Don’t make this mistake! Here’s how you should handle raw chicken

Don’t Make This Mistake! Here’s How You Should Handle Raw Chicken

Raw chicken is one of the most commonly used proteins in kitchens worldwide, but it also comes with one of the highest risks of foodborne illness. Improper handling can expose you and your family to harmful bacteria such as Salmonella and Campylobacter, which are leading causes of food poisoning. To stay safe while enjoying your favorite chicken dishes, it’s important to follow proper food safety practices.

1. Never Wash Raw Chicken

Many people believe rinsing raw chicken under running water cleans it. In reality, this spreads bacteria onto your sink, countertops, and nearby utensils.

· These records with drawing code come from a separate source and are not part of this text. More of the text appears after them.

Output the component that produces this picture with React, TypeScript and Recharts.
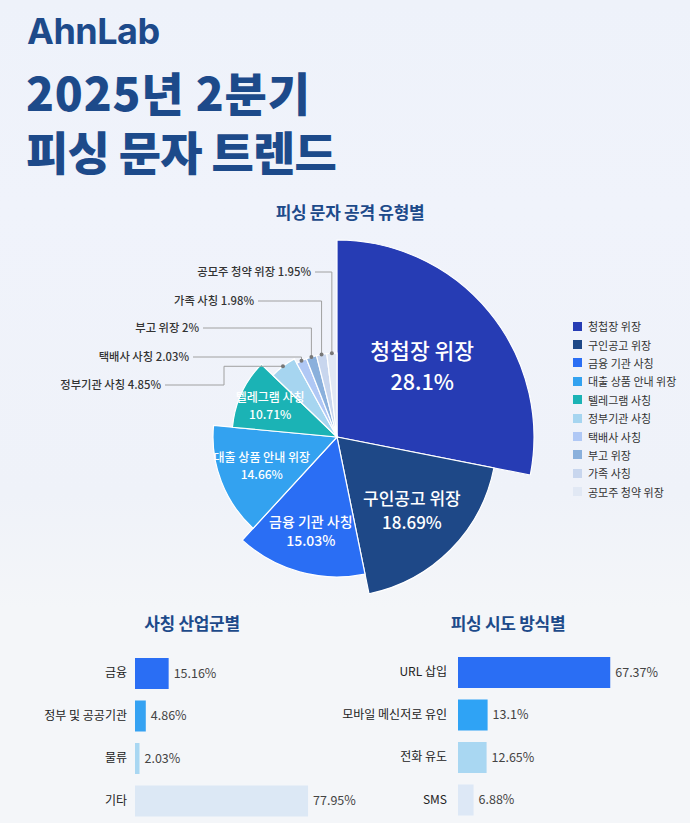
import { Bar, BarChart, Cell, LabelList, Pie, PieChart, XAxis, YAxis } from "recharts";

const FONT = "'Noto Sans CJK KR', 'Noto Sans', sans-serif";
const NAVY = "#1d4a8a";

// 피싱 문자 공격 유형별 (%)
const attackTypes = [
  "청첩장 위장",
  "구인공고 위장",
  "금융 기관 사칭",
  "대출 상품 안내 위장",
  "텔레그램 사칭",
  "정부기관 사칭",
  "택배사 사칭",
  "부고 위장",
  "가족 사칭",
  "공모주 청약 위장",
];
const attackShares = [28.1, 18.69, 15.03, 14.66, 10.71, 4.85, 2.03, 2, 1.98, 1.95];

// 사칭 산업군별 (%)
const industries = ["금융", "정부 및 공공기관", "물류", "기타"];
const industryShares = [15.16, 4.86, 2.03, 77.95];

// 피싱 시도 방식별 (%)
const methods = ["URL 삽입", "모바일 메신저로 유인", "전화 유도", "SMS"];
const methodShares = [67.37, 13.1, 12.65, 6.88];

// slice styling
const sliceColors = [
  "#263cb4",
  "#1e4887",
  "#2a6ef4",
  "#33a2f0",
  "#1bb3b5",
  "#a6d5f0",
  "#b0c8f5",
  "#8ab0dc",
  "#c8d6ee",
  "#e1e8f4",
];
const sliceRadius = [197, 160, 140, 124, 105, 89, 84, 84, 84, 84];

// text inside the five big slices
const innerLabels = [
  { size: 21.5, r: 0.56 },
  { size: 17, r: 0.66 },
  { size: 14, r: 0.7 },
  { size: 12, r: 0.65 },
  { size: 12, r: 0.7 },
];

// callouts for the thin slices (offsets from the pie centre)
const callouts: Record<number, { row: number; end: number; elbow?: number }> = {
  5: { row: -52, end: -172, elbow: -113 },
  6: { row: -80, end: -144 },
  7: { row: -109, end: -134 },
  8: { row: -136, end: -79 },
  9: { row: -165, end: -22 },
};

const industryColors = ["#2a6ef4", "#35a2f2", "#a9d7f2", "#dce8f5"];
const methodColors = ["#2a6ef4", "#2fa3f5", "#a9d7f2", "#dde8f6"];

const attackData = attackTypes.map((name, i) => ({ name, value: attackShares[i] }));
const industryData = industries.map((name, i) => ({ name, value: industryShares[i] }));
const methodData = methods.map((name, i) => ({ name, value: methodShares[i] }));

const RAD = Math.PI / 180;

const sliceLabel = (i: number) => (props: any) => {
  if (props.index !== i) return null;
  const { cx, cy, midAngle, outerRadius } = props;
  const name = attackTypes[i];
  const share = attackShares[i];
  const inner = innerLabels[i];
  if (inner) {
    const r = outerRadius * inner.r;
    const x = cx + r * Math.cos(-midAngle * RAD);
    const y = cy + r * Math.sin(-midAngle * RAD);
    return (
      <g>
        <text
          x={x}
          y={y - inner.size * 0.7}
          dy="0.35em"
          fill="#fff"
          textAnchor="middle"
          fontSize={inner.size}
          fontFamily={FONT}
          fontWeight={500}
        >
          {name}
        </text>
        <text
          x={x}
          y={y + inner.size * 0.7}
          dy="0.35em"
          fill="#fff"
          textAnchor="middle"
          fontSize={inner.size}
          fontFamily={FONT}
          fontWeight={500}
        >
          {share}%
        </text>
      </g>
    );
  }
  const c = callouts[i];
  const px = cx + outerRadius * Math.cos(-midAngle * RAD);
  const py = cy + outerRadius * Math.sin(-midAngle * RAD);
  const rowY = cy + c.row;
  const endX = cx + c.end;
  const points =
    c.elbow !== undefined
      ? `${px},${py} ${cx + c.elbow},${py} ${cx + c.elbow},${rowY} ${endX},${rowY}`
      : `${px},${py} ${px},${rowY} ${endX},${rowY}`;
  return (
    <g>
      <polyline points={points} fill="none" stroke="#a0a0a0" strokeWidth={1} />
      <circle cx={px} cy={py} r={2} fill="#777" />
      <text
        x={endX - 4}
        y={rowY}
        dy="0.35em"
        textAnchor="end"
        fontSize={11.3}
        fill="#333"
        fontFamily={FONT}
        fontWeight={500}
      >
        {name} {share}%
      </text>
    </g>
  );
};

const CategoryTick = (props: any) => (
  <text
    x={props.x}
    y={props.y}
    dy="0.35em"
    textAnchor="end"
    fontSize={12}
    fill="#222"
    fontFamily={FONT}
  >
    {props.payload.value}
  </text>
);

const sectionTitle = (text: string, centerX: number, top: number) => (
  <div
    style={{
      position: "absolute",
      left: centerX - 150,
      top,
      width: 300,
      textAlign: "center",
      fontSize: 17,
      fontWeight: 700,
      color: NAVY,
      letterSpacing: -0.3,
      lineHeight: 1,
    }}
  >
    {text}
  </div>
);

const HBarChart = ({
  data,
  colors,
  left,
  top,
  width,
  axisWidth,
  rightPad,
  tickMargin,
}: {
  data: { name: string; value: number }[];
  colors: string[];
  left: number;
  top: number;
  width: number;
  axisWidth: number;
  rightPad: number;
  tickMargin: number;
}) => (
  <div style={{ position: "absolute", left, top }}>
    <BarChart
      width={width}
      height={170}
      data={data}
      layout="vertical"
      margin={{ top: 0, right: rightPad, bottom: 0, left: 0 }}
      barCategoryGap={6}
    >
      <XAxis type="number" domain={[0, 100]} hide />
      <YAxis
        type="category"
        dataKey="name"
        width={axisWidth}
        axisLine={false}
        tickLine={false}
        tickMargin={tickMargin}
        tick={<CategoryTick />}
      />
      <Bar dataKey="value" isAnimationActive={false}>
        {data.map((d, i) => (
          <Cell key={d.name} fill={colors[i]} />
        ))}
        <LabelList
          dataKey="value"
          position="right"
          offset={5}
          formatter={(v: any) => `${v}%`}
          style={{ fontSize: 12.5, fill: "#444", fontFamily: FONT }}
        />
      </Bar>
    </BarChart>
  </div>
);

export default function App() {
  return (
    <div
      style={{
        position: "absolute",
        left: 0,
        top: 0,
        width: 690,
        height: 823,
        overflow: "hidden",
        fontFamily: FONT,
        background:
          "linear-gradient(180deg, #eef2fa 0%, #f0f3fb 25%, #eff2f9 60%, #f4f6f9 74%, #f4f6f9 100%)",
      }}
    >
      <div
        style={{
          position: "absolute",
          left: 27,
          top: 13,
          fontFamily: "Inter, 'Noto Sans', sans-serif",
          fontSize: 36,
          fontWeight: 700,
          color: NAVY,
          letterSpacing: -0.5,
          lineHeight: 1,
        }}
      >
        AhnLab
      </div>
      <div
        style={{
          position: "absolute",
          left: 26,
          top: 61.5,
          fontSize: 46,
          fontWeight: 900,
          color: NAVY,
          lineHeight: "59px",
          whiteSpace: "nowrap",
        }}
      >
        <span style={{ letterSpacing: 0.8 }}>2025년 2분기</span>
        <br />
        <span style={{ letterSpacing: -0.8 }}>피싱 문자 트렌드</span>
      </div>

      {sectionTitle("피싱 문자 공격 유형별", 350, 203)}

      <div style={{ position: "absolute", left: 0, top: 190 }}>
        <PieChart width={560} height={420} margin={{ top: 0, right: 0, bottom: 0, left: 0 }}>
          {attackData.map((_, i) => (
            <Pie
              key={i}
              data={attackData}
              dataKey="value"
              nameKey="name"
              cx={337}
              cy={247}
              innerRadius={0}
              outerRadius={sliceRadius[i]}
              startAngle={90}
              endAngle={-270}
              isAnimationActive={false}
              labelLine={false}
              label={sliceLabel(i)}
              legendType="none"
            >
              {attackData.map((d, j) => (
                <Cell
                  key={d.name}
                  fill={j === i ? sliceColors[j] : "none"}
                  stroke={j === i ? "#fff" : "none"}
                  strokeWidth={1.2}
                />
              ))}
            </Pie>
          ))}
        </PieChart>
      </div>

      <div style={{ position: "absolute", left: 573, top: 317 }}>
        {attackTypes.map((name, i) => (
          <div
            key={name}
            style={{ display: "flex", alignItems: "center", height: 18.4 }}
          >
            <span
              style={{
                width: 9,
                height: 9,
                background: sliceColors[i],
                marginRight: 6,
                display: "inline-block",
              }}
            />
            <span style={{ fontSize: 11, color: "#333" }}>{name}</span>
          </div>
        ))}
      </div>

      {sectionTitle("사칭 산업군별", 192, 614)}
      {sectionTitle("피싱 시도 방식별", 508, 614)}

      <HBarChart
        data={industryData}
        colors={industryColors}
        left={0}
        top={652}
        width={380}
        axisWidth={135}
        rightPad={23}
        tickMargin={2}
      />
      <HBarChart
        data={methodData}
        colors={methodColors}
        left={330}
        top={651}
        width={360}
        axisWidth={128}
        rightPad={6}
        tickMargin={5}
      />
    </div>
  );
}
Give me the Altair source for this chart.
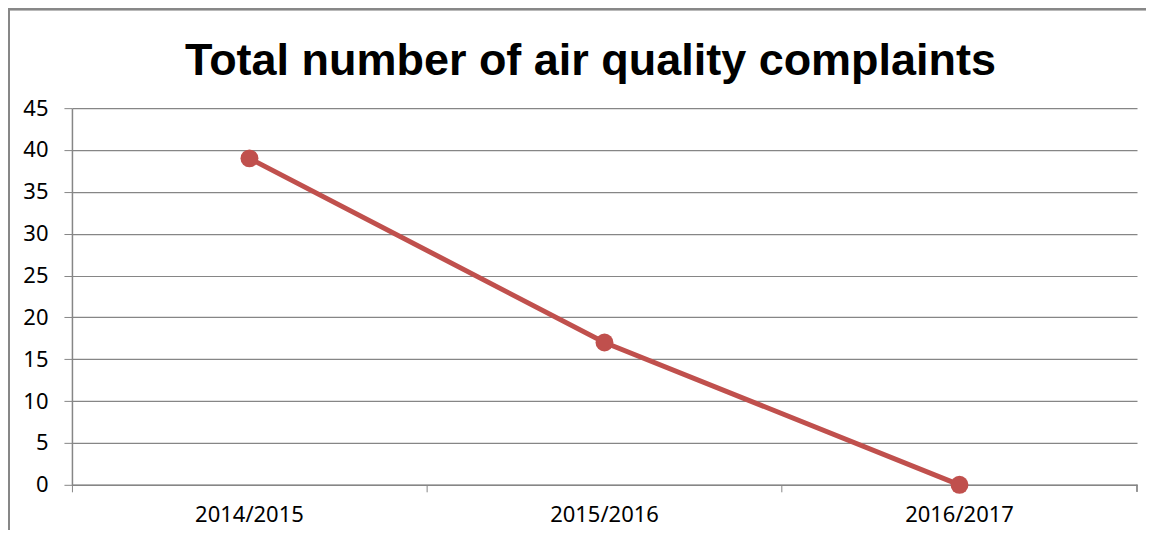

Cooking chicken thoroughly kills bacteria—not washing it.

2. Use Separate Cutting Boards

Cross-contamination is a major risk when handling raw poultry. Always use a dedicated cutting board and knife for raw chicken, and never use the same board for vegetables, fruits, or ready-to-eat foods.

3. Store Chicken at the Right Temperature

Raw chicken should be stored in the refrigerator at 4°C (40°F) or below and used within 1–2 days. If you don’t plan to cook it soon, freeze it at -18°C (0°F) to prevent bacterial growth.